To Margaret Webb, my Art Editor on House Beautiful, Robinson was "gifted, gentle, intelligent, reliable, never angry, amusing, even mischievous. It was good to know he was always there, always supportive." To me, in despair at being told our quarterly was instantly to go monthly, he gave unusual advice but it worked after a fashion. "Think of editing like driving a four-in-hand," he said. "You can't let one horse shoot ahead of the others, you have to coax each horse along, first one and then another, and keep evening up your team at the same time." That's when I learnt to do without sleep.

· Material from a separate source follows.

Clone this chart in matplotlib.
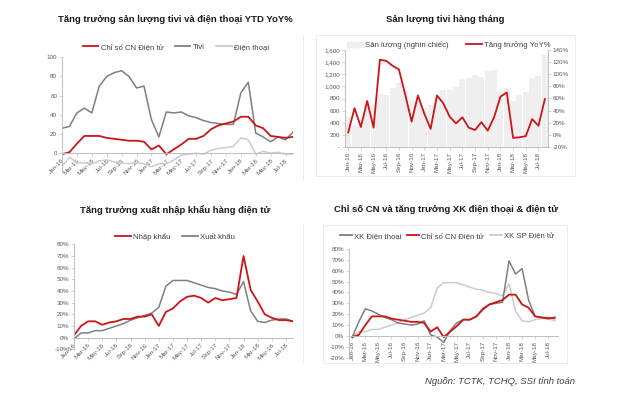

In 1957 the publishing position changed and Good Housekeeping, among other magazines, was losing circulation and continued to do so for the next seven years or so. Drastic steps needed to be taken, and it was decided to concentrate on the household service features at the expense of more general ones. This left Robinson in charge of a magazine with much less appeal to his own interests and he found it difficult to sympathise with all the trendier titles competing for an increased readership and a larger slice of the advertising cake. He brought in a new Editor and relinquished his ties with his beloved Good Housekeeping to become Production Editor for the whole National Magazine group in 1965 until he retired in 1970, at the age of 70.

Luckily he had his clubs, the Savage and the Sketch Club, to compensate for the loss of his time-consuming work on GH. He was a long-serving member of the Savage, since 1935, latterly as Trustee. As a clubman he was "more of a listener than a performer but you knew he was there". The Sketch Club, with its distinguished membership, will be celebrating its centenary in 1998. It meets regularly in its studio in Chelsea, where the PEN English Centre is its tenant. In the upstairs lecture room there is a dramatic frieze of silhouette portraits amongst which is one of Oliver Robinson - in profile and densely black, a fitting choice for a reticent man.

Oliver John Robinson, journalist: born 7 April 1908; Editor, Good Housekeeping 1947-65, Editor-in-Chief 1965-67; married 1933 Evelyn Laidler; died 26 June 1996.